A Year to Never Forget

Former Liverpool architect and author of Cancer 4 Me 5

I am generally a very optimistic person. Cancer survivorship has its benefits. It equips you to be able to re-evaluate the remainder of your life in a mainly positive context. If you start off with how lucky you are to still be here, very little else will get past you after that. But even I am finding it hard to see anything good about 2020. It was the year when a pandemic, the like of which we had not seen in many lifetimes, decimated every inch of our entire planet. The year when life, as we had always known it to be, suddenly came to a halt in March and we entered a new world of facial masks, social distancing, commercial shutdown, and, worst of all, the death of over one and a half million of our people.  
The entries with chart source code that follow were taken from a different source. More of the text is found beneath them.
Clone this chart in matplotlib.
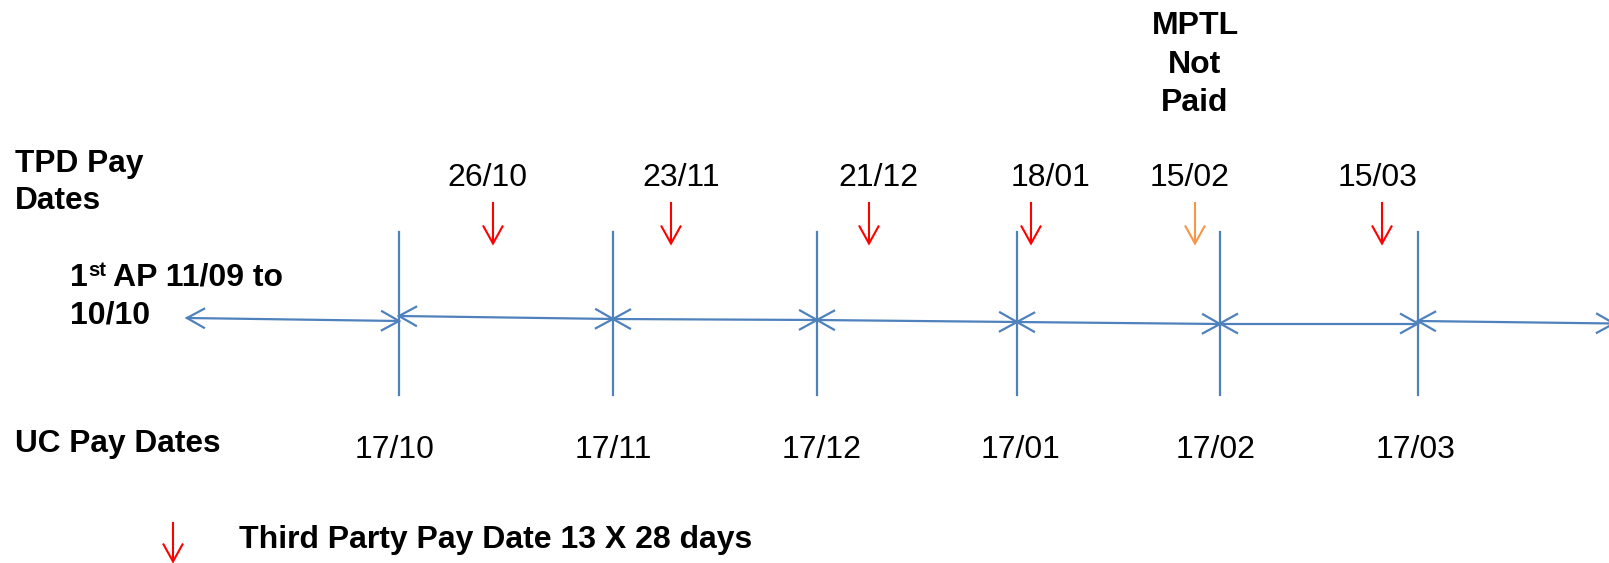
import matplotlib
matplotlib.use("Agg")
import matplotlib.pyplot as plt
import numpy as np

# ---------------- data ----------------
uc_dates = ['17/10', '17/11', '17/12', '17/01', '17/02', '17/03']
uc_line_x = [399, 613, 817, 1017, 1220, 1418]          # timeline position of each UC pay date
uc_label_x = [395, 613, 822, 1021, 1216, 1416]

tpd_dates = ['26/10', '23/11', '21/12', '18/01', '15/02', '15/03']
tpd_label_x = [487.5, 681, 878.5, 1051, 1190, 1378]
tpd_arrow_x = [493, 671, 869, 1031, 1195, 1382]
tpd_paid = [True, True, True, True, False, True]

# assessment-period segments: start x, end x, start y, end y
seg_x0 = [187, 399, 613, 817, 1017, 1220, 1418]
seg_x1 = [399, 613, 817, 1017, 1220, 1418, 1614]
seg_y0 = [318, 316, 319, 320, 322, 323.5, 321]
seg_y1 = [321, 319, 320, 322, 324, 323.5, 323.5]

# ---------------- style ----------------
W, H = 1609, 563
BLUE = '#4F81BD'
RED = '#FF0000'
ORANGE = '#F79646'
FONT = 'Liberation Sans'

fig = plt.figure(figsize=(W / 100, H / 100), dpi=100)
ax = fig.add_axes([0, 0, 1, 1])
ax.set_xlim(0, W)
ax.set_ylim(H, 0)
ax.axis('off')


def head(tx, ty, dx, dy, color, L=18, HW=10, lw=1.6):
    n = np.hypot(dx, dy)
    dx, dy = dx / n, dy / n
    px, py = -dy, dx
    bx, by = tx - L * dx, ty - L * dy
    ax.plot([bx + HW * px, tx, bx - HW * px], [by + HW * py, ty, by - HW * py],
            color=color, lw=lw, solid_capstyle='butt', solid_joinstyle='miter')


# vertical UC lines
for x in uc_line_x:
    ax.plot([x, x], [232, 395], color=BLUE, lw=1.6)

# double-headed period arrows
for x0, x1, y0, y1 in zip(seg_x0, seg_x1, seg_y0, seg_y1):
    ax.plot([x0, x1], [y0, y1], color=BLUE, lw=1.6)
    head(x1, y1, x1 - x0, y1 - y0, BLUE)
    head(x0, y0, x0 - x1, y0 - y1, BLUE)

# TPD arrows and labels
for lab, lx, axx, paid in zip(tpd_dates, tpd_label_x, tpd_arrow_x, tpd_paid):
    c = RED if paid else ORANGE
    ax.plot([axx, axx], [203, 243], color=c, lw=1.5)
    head(axx, 243.5, 0, 1, c, lw=1.5)
    ax.text(lx, 185.5, lab, family=FONT, fontsize=23, ha='center', va='baseline')

# UC labels
for lab, lx in zip(uc_dates, uc_label_x):
    ax.text(lx, 458, lab, family=FONT, fontsize=23, ha='center', va='baseline')

# left-hand labels
bold = dict(family=FONT, fontweight='bold', va='baseline', ha='left')
ax.text(15, 172, 'TPD Pay', fontsize=22.8, **bold)
ax.text(15, 209, 'Dates', fontsize=22.8, **bold)
ax.text(70, 286, '1', fontsize=23, **bold)
ax.text(88, 276, 'st', fontsize=14.5, **bold)
ax.text(113, 286, 'AP 11/09 to', fontsize=23, **bold)
ax.text(70, 323, '10/10', fontsize=23, **bold)
ax.text(15, 452, 'UC Pay Dates', fontsize=22.8, **bold)

# MPTL note
for t, yb in zip(['MPTL', 'Not', 'Paid'], [34, 73, 111]):
    ax.text(1195, yb, t, family=FONT, fontweight='bold', fontsize=23,
            ha='center', va='baseline')

# legend
ax.plot([173, 173], [523, 561], color=RED, lw=1.5)
head(173, 561.5, 0, 1, RED, lw=1.5)
ax.text(239, 548, 'Third Party Pay Date 13 X 28 days', fontsize=23, **bold)

fig.savefig('out.png', dpi=100)
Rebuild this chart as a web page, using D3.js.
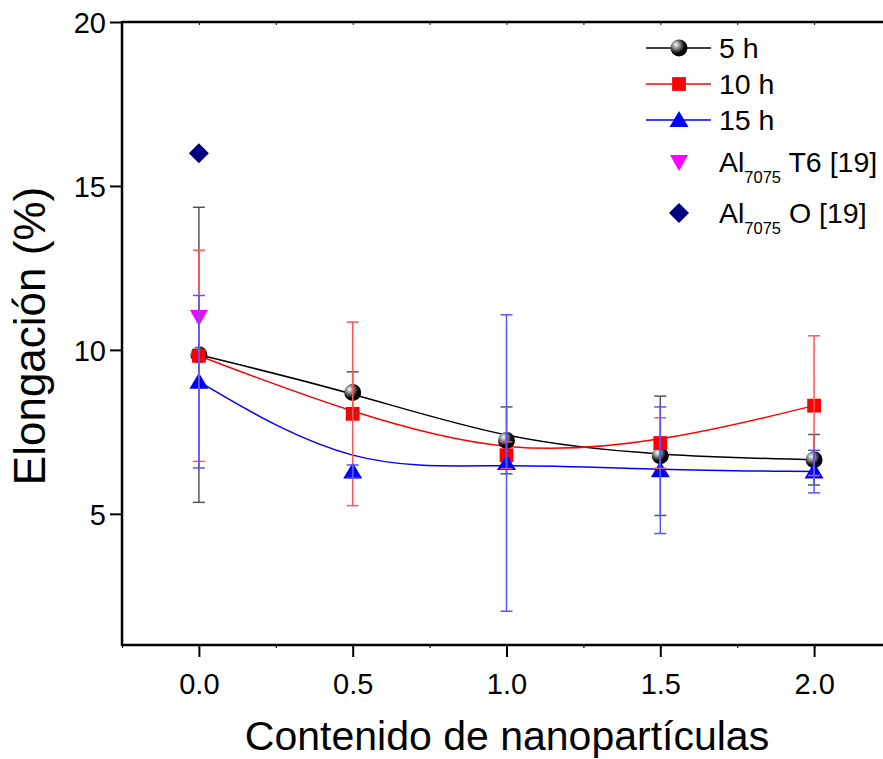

2020 also was the year when America tore itself apart for the first time since the civil war in 1865. Only this time, instead of rifles and gunpowder, the weapons were political insults, fake news, racial tension and accusations and mistrust on all sides.

2020 was also the year we lost Kobe Bryant, Eddie Van Halen, Sean Connery, and Diego Maradona. For just about all of us, December 31st can’t come quick enough.

I thought the fact that I survived one of the worst cancers ever would buffer me from anything the world could throw at me thereafter. And generally, it does on a personal level. But when it comes to global catastrophe, I tend to fall back on another personal experience to give me the resilience I am looking for.

3 years ago I visited Auschwitz. On arrival, I was apprehensive that I would be worthy of my visit. Would my empathy sufficiently match the abomination of the place I was now in. This was, after all, the most horrific location on our entire planet in demonstrating what man is capable of doing to man since time began.

What surprised me about my visit was the overall impact of Auschwitz didn’t hit me as hard as I was expecting it to. Perhaps we are all already so familiar with the story. We all knew in advance about the six million, the gas chambers, the wire fences, and lookout towers and the rooms filled with shoes and spectacles.

The unexpected part of Auschwitz that really caught me happened at the end of the tour. We ended up in a long room with framed photographs of many of the prisoners on the walls. When our guide finished speaking I began to look at each one individually. Suddenly it wasn’t about the six million. It had come right down to a Josef Haas or an Irene Schwarz and I was looking directly into their eyes. I realized I could have been looking at myself, or my brother, or my mother, or my daughter. They must have said to themselves how unlucky were we to be born Jewish in Prague or Dresden or Warsaw in 1905 when we could have been born anywhere else in the world, at any other time. I felt both guilty and haunted for every single one of them.

I thought the fact that I survived one of the worst cancers ever would buffer me from anything the world could throw at me thereafter.


Now that I had personalized my visit the next step was inevitable. I asked myself what would I have done if I had been there at the time. My life was obviously over and the world had abandoned me to the cruelty of my prison guards and my imminent death. Everything in this world was now gone from me.  

What would I have found to keep going?

And standing in Auschwitz, in the footsteps of the people who asked those questions to themselves for real, I realized there could only be one thing. When this world deserts you all that is left standing is a belief that a day will come when everything will be not as it is now. A day when the last will be first and the first will be last. Only a belief in God can fill the aching voids in your heart that the world can no longer reach. A day when it will be the prison guards who will have to account for themselves and the prisoners will be free. Free, never to be oppressed again. At that moment I knew that if I was in Auschwitz 80 years ago my faith would have been the only thing to give me the resolve to endure whatever was put in front of me.

When I left I knew I now had the capabilities to deal with the very worst this world has to offer. I had put it to the test in the most horrific location there is. If you believe in God it automatically takes you beyond everything else we know. Faith is untouchable in this world.

And so, with the stoicism and positivity my faith gives me, I am looking forward to 2021. I hope that the world will learn from the co-operation and determination we all showed through the negativity of this year and convert those powerful qualities into a positive force in the year ahead. If the pandemic has taught us anything, it is that life is short and unpredictable. We need to look after each other while we are here.

And I hope that 2021 will be the year America comes back together again. It was always a great nation and always will be and doesn’t need jingoistic slogans to reinforce itself of that. What it needs is to stop creating division under red or blue and black or white. It needs to bring all its people together again, irrespective of their differences, and let those difference be the quality of that unity. My wish for 2021 is it will be the year when all Americans, Make America Love Again.